Embora se deposite fé no mercado como incentivador do progresso, a partir do fomento da competição, e de novas oportunidades para o desenvolvimento humano, algumas considerações relevantes podem ser elaboradas em torno desta palavra chave.
Costuma-se dizer que vivemos numa sociedade de mercado, regulada por suas próprias leis.Tudo e todos são vistos como produtos negociáveis, e todo o mundo tem seu preço, dependendo da oferta e da procura...
A propaganda  - um dos instrumentos mais importantes neste domínio, maquia o produto, fabrica ilusões, cria necessidades, estimula a demanda e aquece o comércio. Fantasiamos sobre nosso poder de  regular o mercado e inibir o abuso através do estado, da força policial, de argumentos racionais e controle social. A propaganda visa a emoção, induz reações contagiosas de comportamento que se  tornam moda e se incorporam à cultura. Silencia o senso crítico e favorece a tolerância. Com a valorização do livre arbítrio achamos que cada um se determina por si só, e faz a melhor escolha depois de proceder uma análise criteriosa e independente. No mercado, entretanto, o que impera é a vantagem, não perder a chance, e tirar sempre o maior proveito possível. A responsabilidade dos vendedores fica diluída e compartilhada por uma multidão de compradores e fornecedores interessados.
Quando se analisa o comportamento abusado dos aproveitadores facilmente se esquece.a enorme e emaranhada rede que  vem antes e depois.
É mais fácil examinar o assunto através de exemplos que nos chocam: achamos que o latrocínio seja exclusivamente caso de polícia para submeter o ladrão, mas há toda uma rede de receptadores, de vendedores e compradores baseados na lei do mercado a sustentar e alimentar o caso isolado que vai para as manchetes de jornal, ou só aparece quando há briga de bandidos, e se torna manifesta a existência das gangues.
A corrupção política segue a mesma esteira, e seu alarde serve para facilitar a troca de poleiro, e para distrair das vantagens distribuídas para pagar o pedágio e comprar o silêncio e aliviar as consciências da enorme rede causal beneficiada - cada um com pequena parcela de responsabilidade.
A mesma desculpa do mercado é adotada pela bandidagem nas ruas e nas estruturas sociais, e se prolongam em alternativas intermediárias com foro cultural ou de pesquisa científica. Comércio informal de peças de carro, de joias e obras de arte, até empreendedorismo com aparência saudável, pode servir para lavar dinheiro e para aplicar o que é sequestrado do dinheiro público via propina, superfaturamento ou impostos.

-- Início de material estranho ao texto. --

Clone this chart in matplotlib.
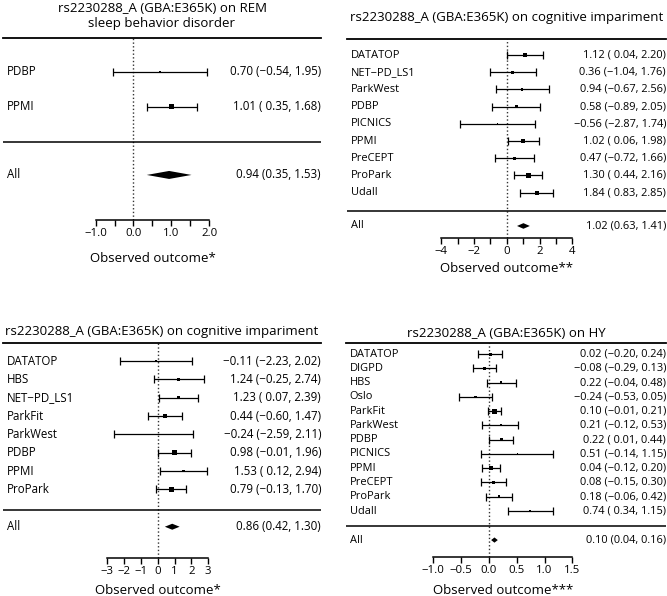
import matplotlib.pyplot as plt
from matplotlib.transforms import blended_transform_factory

plt.rcParams['font.family'] = ['Open Sans', 'DejaVu Sans']

# --- data -------------------------------------------------------------
rem_studies = ['PDBP', 'PPMI']
rem_est = [0.70, 1.01]
rem_lo = [-0.54, 0.35]
rem_hi = [1.95, 1.68]
rem_all = [0.94, 0.35, 1.53]

cog1_studies = ['DATATOP', 'NET\u2212PD_LS1', 'ParkWest', 'PDBP', 'PICNICS',
                'PPMI', 'PreCEPT', 'ProPark', 'Udall']
cog1_est = [1.12, 0.36, 0.94, 0.58, -0.56, 1.02, 0.47, 1.30, 1.84]
cog1_lo = [0.04, -1.04, -0.67, -0.89, -2.87, 0.06, -0.72, 0.44, 0.83]
cog1_hi = [2.20, 1.76, 2.56, 2.05, 1.74, 1.98, 1.66, 2.16, 2.85]
cog1_all = [1.02, 0.63, 1.41]

cog2_studies = ['DATATOP', 'HBS', 'NET\u2212PD_LS1', 'ParkFit', 'ParkWest',
                'PDBP', 'PPMI', 'ProPark']
cog2_est = [-0.11, 1.24, 1.23, 0.44, -0.24, 0.98, 1.53, 0.79]
cog2_lo = [-2.23, -0.25, 0.07, -0.60, -2.59, -0.01, 0.12, -0.13]
cog2_hi = [2.02, 2.74, 2.39, 1.47, 2.11, 1.96, 2.94, 1.70]
cog2_all = [0.86, 0.42, 1.30]

hy_studies = ['DATATOP', 'DIGPD', 'HBS', 'Oslo', 'ParkFit', 'ParkWest', 'PDBP',
              'PICNICS', 'PPMI', 'PreCEPT', 'ProPark', 'Udall']
hy_est = [0.02, -0.08, 0.22, -0.24, 0.10, 0.21, 0.22, 0.51, 0.04, 0.08, 0.18, 0.74]
hy_lo = [-0.20, -0.29, -0.04, -0.53, -0.01, -0.12, 0.01, -0.14, -0.12, -0.15, -0.06, 0.34]
hy_hi = [0.24, 0.13, 0.48, 0.05, 0.21, 0.53, 0.44, 1.15, 0.20, 0.30, 0.42, 1.15]
hy_all = [0.10, 0.04, 0.16]

# box side (px) ~ study weight
rem_box = [1.5, 5]
cog1_box = [4, 3, 2.5, 3, 1.5, 4, 3, 5, 4]
cog2_box = [1.5, 3, 3.5, 4, 1.5, 4.5, 2.5, 5]
hy_box = [3, 3, 2.5, 2.5, 5, 2, 3, 1.5, 4, 3, 2.5, 1.5]

W, H = 667, 596
fig = plt.figure(figsize=(W / 100, H / 100), dpi=100)


def num(v):
    return f"{v:.2f}".replace('-', '\u2212')


def forest(studies, est, lo, hi, summ, box, xlabel, ticks, minor, ticklabels,
           left, right, top, axis_px, row0, step, x0, unit, sep_row, all_row,
           dia_px, title_lines, fs=8.0):
    ax = fig.add_axes([left / W, 1 - axis_px / H, (right - left) / W, (axis_px - top) / H])
    ax.set_xlim((left - x0) / unit, (right - x0) / unit)
    ax.set_ylim((axis_px - row0) / step, (top - row0) / step)
    for s in ['left', 'right']:
        ax.spines[s].set_visible(False)
    ax.spines['top'].set_linewidth(1.3)
    ax.spines['bottom'].set_linewidth(1.1)
    ax.spines['bottom'].set_bounds(ticks[0], ticks[-1])
    ax.set_yticks([])
    ax.set_xticks(ticks)
    ax.set_xticklabels(ticklabels, fontsize=8.2)
    if minor:
        ax.set_xticks(minor, minor=True)
    ax.tick_params(axis='x', which='both', length=4, width=1, pad=2)

    rows = list(range(1, len(studies) + 1))
    ax.axvline(0, color='#333333', ls=':', lw=1)
    ax.axhline(sep_row, color='black', lw=1.1)
    ax.errorbar(est, rows, xerr=[[e - l for e, l in zip(est, lo)],
                                 [h - e for e, h in zip(est, hi)]],
                fmt='none', ecolor='black', elinewidth=0.9, capsize=2.8, capthick=0.9)
    ax.scatter(est, rows, marker='s', s=[(b * 0.72) ** 2 for b in box],
               color='black', linewidths=0, zorder=3)
    e, l, h = summ
    d = dia_px / step
    ax.fill([l, e, h, e], [all_row, all_row - d, all_row, all_row + d],
            color='black', lw=0)

    tr = blended_transform_factory(ax.transAxes, ax.transData)
    pad = any(v < 0 for v in lo)
    for r, s_, e_, l_, h_ in zip(rows, studies, est, lo, hi):
        ax.text(0.012, r, s_, transform=tr, ha='left', va='center', fontsize=fs)
        lo_s = (' ' + num(l_)) if (pad and l_ >= 0) else num(l_)
        ax.text(1.0, r, f"{num(e_)} ({lo_s}, {num(h_)})", transform=tr,
                ha='right', va='center', fontsize=fs)
    ax.text(0.012, all_row, 'All', transform=tr, ha='left', va='center', fontsize=fs)
    ax.text(1.0, all_row, f"{num(e)} ({num(l)}, {num(h)})", transform=tr,
            ha='right', va='center', fontsize=fs)

    trx = blended_transform_factory(ax.transData, ax.transAxes)
    ax.text((ticks[0] + ticks[-1]) / 2, -(xlabel[1] - axis_px) / (axis_px - top),
            xlabel[0], transform=trx, ha='center', va='center', fontsize=9.5)
    for txt, ty in title_lines:
        fig.text((left + right) / 2 / W, 1 - ty / H, txt, ha='center', va='center',
                 fontsize=9.5)
    return ax


forest(rem_studies, rem_est, rem_lo, rem_hi, rem_all, rem_box,
       ('Observed outcome*', 258), [-1, 0, 1, 2], [-0.5, 0.5, 1.5],
       ['\u22121.0', '0.0', '1.0', '2.0'],
       3, 321, 38, 220, 36.7, 35, 133.5, 37.9, 3.0, 3.95, 4,
       [('rs2230288_A (GBA:E365K) on REM', 8), ('sleep behavior disorder', 23)], fs=8.3)

forest(cog1_studies, cog1_est, cog1_lo, cog1_hi, cog1_all, cog1_box,
       ('Observed outcome**', 268), [-4, -2, 0, 2, 4], [-3, -1, 1, 3],
       ['\u22124', '\u22122', '0', '2', '4'],
       347, 666, 39.3, 238, 37.8, 17.2, 506.7, 16.4, 10.05, 10.94, 2.8,
       [('rs2230288_A (GBA:E365K) on cognitive impariment', 17)], fs=7.9)

forest(cog2_studies, cog2_est, cog2_lo, cog2_hi, cog2_all, cog2_box,
       ('Observed outcome*', 591), [-3, -2, -1, 0, 1, 2, 3], None,
       ['\u22123', '\u22122', '\u22121', '0', '1', '2', '3'],
       3, 321, 342.7, 557.7, 342.7, 18.33, 157.8, 16.8, 9.13, 10.04, 3,
       [('rs2230288_A (GBA:E365K) on cognitive impariment', 331.7)], fs=8.3)

forest(hy_studies, hy_est, hy_lo, hy_hi, hy_all, hy_box,
       ('Observed outcome***', 590), [-1.0, -0.5, 0.0, 0.5, 1.0, 1.5], None,
       ['\u22121.0', '\u22120.5', '0.0', '0.5', '1.0', '1.5'],
       346, 666, 342.7, 556.7, 340, 14.25, 488.9, 55.6, 13.03, 14.04, 2.6,
       [('rs2230288_A (GBA:E365K) on HY', 333.3)], fs=7.9)

fig.savefig('out.png', dpi=100)
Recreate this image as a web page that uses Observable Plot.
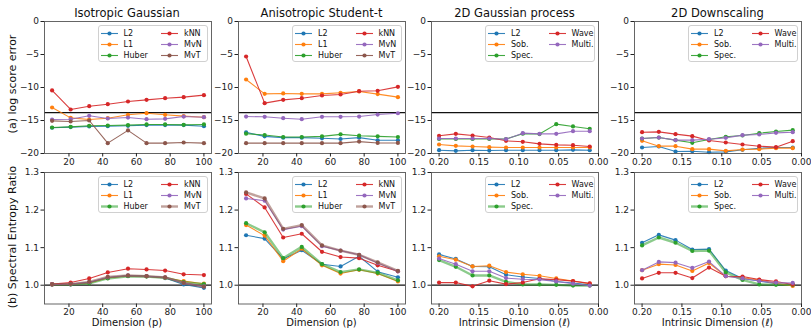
<!DOCTYPE html>
<html><head><meta charset="utf-8">
<script src="https://cdn.jsdelivr.net/npm/d3@7"></script>
<script src="https://cdn.jsdelivr.net/npm/@observablehq/plot@0.6"></script>
<style>
body{margin:0;background:#fff;font-family:"DejaVu Sans",sans-serif;}
#wrap{position:relative;width:811px;height:329px;overflow:hidden;background:#fff;}
.pl{position:absolute;}
.title{position:absolute;font-size:11.5px;line-height:1;color:#111;white-space:nowrap;transform:translate(-50%,-50%);}
.xlab{position:absolute;font-size:10px;line-height:1;color:#111;white-space:nowrap;transform:translate(-50%,-50%);}
.ylab{position:absolute;font-size:11px;line-height:1;color:#111;white-space:nowrap;transform:translate(-50%,-50%) rotate(-90deg);}
.leg{position:absolute;width:110px;height:37px;box-sizing:border-box;border:1px solid #d0d0d0;border-radius:3px;background:rgba(255,255,255,0.85);}
.li{position:absolute;height:11px;line-height:11px;font-size:8px;color:#111;white-space:nowrap;display:flex;align-items:center;}
.li svg{margin-right:6px;}
</style>
</head><body>
<div id="wrap"></div>
<script>
// ---------- data ----------
const dims = [10, 21, 32, 43, 55, 66, 77, 88, 100];
const ells = [0.2, 0.179, 0.158, 0.137, 0.116, 0.095, 0.074, 0.053, 0.032, 0.011];
const methodsA = ["L2", "L1", "Huber", "kNN", "MvN", "MvT"];
const methodsB = ["L2", "Sob.", "Spec.", "Wave", "Multi."];
const colorsA = ["#1f77b4", "#ff7f0e", "#2ca02c", "#d62728", "#9467bd", "#8c564b"];
const colorsB = ["#1f77b4", "#ff7f0e", "#2ca02c", "#d62728", "#9467bd"];
const titles = ["Isotropic Gaussian", "Anisotropic Student-t", "2D Gaussian process", "2D Downscaling"];
const rowLabels = ["(a) log score error", "(b) Spectral Entropy Ratio"];
const xLabels = ["Dimension (p)", "Dimension (p)", "Intrinsic Dimension (\u2113)", "Intrinsic Dimension (\u2113)"];
const errTicks = [-20, -15, -10, -5, 0];
const serTicks = [1.0, 1.1, 1.2, 1.3];
const dimTicks = [20, 40, 60, 80, 100];
const ellTicks = [0.20, 0.15, 0.10, 0.05, 0.00];
const errRef = -13.8155;
const serRef = 1.0;

// (a) log score error
const isoErrL2 = [-16.1, -16.0, -15.9, -15.86, -15.8, -15.7, -15.7, -15.7, -15.86];
const isoErrL1 = [-13.03, -14.6, -14.85, -14.65, -14.14, -13.89, -14.14, -14.34, -14.5];
const isoErrHuber = [-16.06, -15.96, -15.8, -15.76, -15.7, -15.6, -15.6, -15.66, -15.6];
const isoErrKnn = [-10.45, -13.33, -12.83, -12.53, -12.12, -11.87, -11.62, -11.46, -11.16];
const isoErrMvn = [-14.85, -14.8, -14.29, -14.7, -14.55, -14.8, -14.75, -14.4, -14.5];
const isoErrMvt = [-15.05, -15.15, -15.0, -18.43, -16.5, -18.43, -18.43, -18.33, -18.43];

const aniErrL2 = [-16.8, -17.4, -17.6, -17.6, -17.7, -17.8, -17.6, -18.0, -18.0];
const aniErrL1 = [-8.79, -10.96, -10.9, -10.96, -10.96, -10.8, -10.6, -11.0, -11.46];
const aniErrHuber = [-17.0, -17.2, -17.5, -17.5, -17.4, -17.1, -17.3, -17.4, -17.5];
const aniErrKnn = [-5.3, -12.37, -11.87, -11.62, -11.21, -11.06, -10.56, -10.5, -9.9];
const aniErrMvn = [-14.4, -14.44, -14.65, -14.8, -14.44, -14.44, -14.4, -14.1, -13.9];
const aniErrMvt = [-18.43, -18.43, -18.43, -18.43, -18.43, -18.43, -18.2, -18.4, -18.4];

const gpErrL2 = [-19.5, -19.6, -19.5, -19.55, -19.5, -19.5, -19.5, -19.5, -19.45, -19.5];
const gpErrSob = [-18.64, -18.84, -18.94, -19.04, -19.09, -19.09, -19.09, -19.09, -19.09, -19.09];
const gpErrSpec = [-17.8, -17.8, -17.8, -17.8, -17.8, -17.0, -17.05, -15.55, -15.9, -16.25];
const gpErrWave = [-17.32, -17.02, -17.27, -17.58, -18.08, -18.23, -18.54, -18.69, -18.74, -18.94];
const gpErrMulti = [-17.73, -17.73, -17.73, -17.73, -17.83, -16.92, -17.02, -17.02, -16.62, -16.62];

const dsErrL2 = [-19.09, -18.94, -19.7, -19.65, -19.8, -19.75, -19.44, -19.2, -19.1, -19.1];
const dsErrSob = [-18.08, -18.89, -18.89, -19.34, -19.34, -19.6, -19.4, -19.34, -19.19, -19.19];
const dsErrSpec = [-17.73, -17.58, -17.98, -18.38, -17.88, -17.47, -17.27, -16.92, -16.67, -16.46];
const dsErrWave = [-16.77, -16.72, -17.07, -17.37, -18.03, -18.33, -18.64, -18.89, -19.04, -18.13];
const dsErrMulti = [-17.73, -17.58, -17.98, -17.98, -17.83, -17.63, -17.22, -17.12, -16.87, -16.77];

// (b) spectral entropy ratio
const isoSerL2 = [1.002, 1.002, 1.007, 1.020, 1.025, 1.024, 1.019, 1.002, 0.993];
const isoSerL1 = [1.002, 1.003, 1.006, 1.019, 1.025, 1.024, 1.020, 1.011, 1.004];
const isoSerHuber = [1.002, 1.002, 1.005, 1.018, 1.024, 1.023, 1.020, 1.008, 1.003];
const isoSerKnn = [1.003, 1.007, 1.018, 1.034, 1.044, 1.042, 1.039, 1.029, 1.027];
const isoSerMvn = [1.002, 1.003, 1.008, 1.021, 1.026, 1.024, 1.021, 1.006, 0.997];
const isoSerMvt = [1.002, 1.003, 1.009, 1.022, 1.026, 1.024, 1.021, 1.006, 0.996];

const aniSerL2 = [1.133, 1.124, 1.070, 1.093, 1.056, 1.050, 1.077, 1.036, 1.021];
const aniSerL1 = [1.160, 1.132, 1.064, 1.097, 1.053, 1.031, 1.041, 1.031, 1.010];
const aniSerHuber = [1.165, 1.141, 1.072, 1.102, 1.056, 1.035, 1.042, 1.033, 1.013];
const aniSerKnn = [1.243, 1.207, 1.127, 1.137, 1.089, 1.075, 1.072, 1.053, 1.037];
const aniSerMvn = [1.231, 1.225, 1.148, 1.157, 1.104, 1.092, 1.081, 1.059, 1.037];
const aniSerMvt = [1.247, 1.231, 1.150, 1.160, 1.106, 1.092, 1.081, 1.061, 1.038];

const gpSerL2 = [1.082, 1.070, 1.050, 1.049, 1.028, 1.022, 1.018, 1.010, 1.006, 1.001];
const gpSerSob = [1.077, 1.068, 1.050, 1.052, 1.035, 1.029, 1.025, 1.018, 1.011, 1.004];
const gpSerSpec = [1.067, 1.049, 1.026, 1.026, 1.009, 1.002, 1.002, 1.001, 0.999, 0.999];
const gpSerWave = [1.007, 1.007, 0.997, 1.012, 1.003, 1.007, 1.017, 1.015, 1.011, 1.005];
const gpSerMulti = [1.071, 1.056, 1.037, 1.037, 1.019, 1.016, 1.015, 1.010, 1.004, 0.999];

const dsSerL2 = [1.113, 1.134, 1.120, 1.095, 1.096, 1.039, 1.018, 1.011, 1.004, 1.001];
const dsSerSob = [1.040, 1.056, 1.054, 1.038, 1.059, 1.024, 1.020, 1.014, 1.005, 0.998];
const dsSerSpec = [1.106, 1.127, 1.113, 1.091, 1.092, 1.034, 1.014, 1.002, 1.001, 1.001];
const dsSerWave = [1.018, 1.033, 1.033, 1.019, 1.047, 1.024, 1.023, 1.015, 1.010, 1.002];
const dsSerMulti = [1.040, 1.062, 1.060, 1.046, 1.063, 1.024, 1.018, 1.011, 1.007, 1.006];

// ---------- layout ----------
const colLeft = [43.5, 238, 431, 634];
const frameW = 167;
const rowTop = [21, 172];
const frameH = [132, 131.5];
const ML = 40, MR = 10, MT = 25, MB = 30;
const legW = 110;

const panels = [
  {row: 0, col: 0, xs: dims, names: methodsA, colors: colorsA, ys: [isoErrL2, isoErrL1, isoErrHuber, isoErrKnn, isoErrMvn, isoErrMvt]},
  {row: 0, col: 1, xs: dims, names: methodsA, colors: colorsA, ys: [aniErrL2, aniErrL1, aniErrHuber, aniErrKnn, aniErrMvn, aniErrMvt]},
  {row: 0, col: 2, xs: ells, names: methodsB, colors: colorsB, ys: [gpErrL2, gpErrSob, gpErrSpec, gpErrWave, gpErrMulti]},
  {row: 0, col: 3, xs: ells, names: methodsB, colors: colorsB, ys: [dsErrL2, dsErrSob, dsErrSpec, dsErrWave, dsErrMulti]},
  {row: 1, col: 0, xs: dims, names: methodsA, colors: colorsA, ys: [isoSerL2, isoSerL1, isoSerHuber, isoSerKnn, isoSerMvn, isoSerMvt]},
  {row: 1, col: 1, xs: dims, names: methodsA, colors: colorsA, ys: [aniSerL2, aniSerL1, aniSerHuber, aniSerKnn, aniSerMvn, aniSerMvt]},
  {row: 1, col: 2, xs: ells, names: methodsB, colors: colorsB, ys: [gpSerL2, gpSerSob, gpSerSpec, gpSerWave, gpSerMulti]},
  {row: 1, col: 3, xs: ells, names: methodsB, colors: colorsB, ys: [dsSerL2, dsSerSob, dsSerSpec, dsSerWave, dsSerMulti]}
];

const wrap = document.getElementById("wrap");
function thickFor(row, name) {
  return row === 1 && (name === "Huber" || name === "MvT" || name === "Spec.");
}

for (const p of panels) {
  const isDim = p.xs === dims;
  const data = [];
  p.ys.forEach((arr, si) => arr.forEach((v, i) => data.push({x: p.xs[i], y: v, s: p.names[si]})));
  const marks = [
    Plot.ruleY([p.row === 0 ? errRef : serRef], {stroke: "#111", strokeWidth: 1.2})
  ];
  p.names.forEach((n, si) => {
    const d = data.filter(r => r.s === n);
    const thick = thickFor(p.row, n);
    marks.push(Plot.line(d, {x: "x", y: "y", stroke: p.colors[si], strokeWidth: thick ? 2.4 : 1.1, strokeOpacity: thick ? 0.55 : 0.9}));
    marks.push(Plot.dot(d, {x: "x", y: "y", fill: p.colors[si], r: 2.1}));
  });
  marks.push(Plot.frame({stroke: "#555", strokeWidth: 0.9}));
  marks.push(Plot.axisX({ticks: isDim ? dimTicks : ellTicks, tickFormat: isDim ? d3.format("d") : d3.format(".2f"), tickSize: 3.5, tickPadding: 1.5, label: null, fontSize: 9}));
  marks.push(Plot.axisY({ticks: p.row === 0 ? errTicks : serTicks, tickFormat: p.row === 0 ? d3.format("d") : d3.format(".1f"), tickSize: 3.5, tickPadding: 2, label: null, fontSize: 9}));
  const fh = frameH[p.row];
  const chart = Plot.plot({
    width: ML + frameW + MR,
    height: MT + fh + MB,
    marginLeft: ML, marginRight: MR, marginTop: MT, marginBottom: MB,
    x: {domain: isDim ? [5.5, 104.5] : [0.2095, 0]},
    y: {domain: p.row === 0 ? [-20, 0] : [0.95, 1.3]},
    style: {background: "transparent", fontFamily: "DejaVu Sans", fontSize: "9px", color: "#222", overflow: "visible"},
    marks
  });
  chart.classList.add("pl");
  chart.style.left = (colLeft[p.col] - ML) + "px";
  chart.style.top = (rowTop[p.row] - MT) + "px";
  chart.style.position = "absolute";
  wrap.appendChild(chart);

  // legend
  const leg = document.createElement("div");
  leg.className = "leg";
  leg.style.left = (colLeft[p.col] + frameW - 3 - legW) + "px";
  leg.style.top = (rowTop[p.row] + 4) + "px";
  p.names.forEach((n, si) => {
    const c = Math.floor(si / 3), r = si % 3;
    const thick = thickFor(p.row, n);
    const it = document.createElement("div");
    it.className = "li";
    it.style.left = (2 + c * 60.5) + "px";
    it.style.top = (1.5 + r * 11) + "px";
    it.innerHTML = `<svg width="17" height="11"><line x1="0" x2="17" y1="5.5" y2="5.5" stroke="${p.colors[si]}" stroke-width="${thick ? 2.4 : 1.1}" stroke-opacity="${thick ? 0.55 : 0.9}"/><circle cx="8.5" cy="5.5" r="2.1" fill="${p.colors[si]}"/></svg><span>${n}</span>`;
    leg.appendChild(it);
  });
  wrap.appendChild(leg);
}

// titles and labels
titles.forEach((t, c) => {
  const el = document.createElement("div");
  el.className = "title";
  el.textContent = t;
  el.style.left = (colLeft[c] + frameW / 2) + "px";
  el.style.top = "14px";
  wrap.appendChild(el);
});
xLabels.forEach((t, c) => {
  const el = document.createElement("div");
  el.className = "xlab";
  el.textContent = t;
  el.style.left = (colLeft[c] + frameW / 2) + "px";
  el.style.top = "323px";
  wrap.appendChild(el);
});
rowLabels.forEach((t, r) => {
  const el = document.createElement("div");
  el.className = "ylab";
  el.textContent = t;
  el.style.left = "12px";
  el.style.top = (r === 0 ? 84 : 237) + "px";
  wrap.appendChild(el);
});
</script>
</body></html>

A ocultação, a mentira e a desculpa esfarrapada são as formas mais primitivas de roubar. Faz-se necessário um boa, honesta e descomprometida contabilidade para ver se o que vaza ou  escapa pelo ladrão não se equivale ao desequilíbrio das contas públicas, servindo como argumento para transferi-la novamente por via “legal” para quem nada tem a ver  com a roubalheira.
Algumas práticas alcançam até a política, onde parlamento e governo, negociam decisões sérias sobre o bem público como se fosse mercadoria.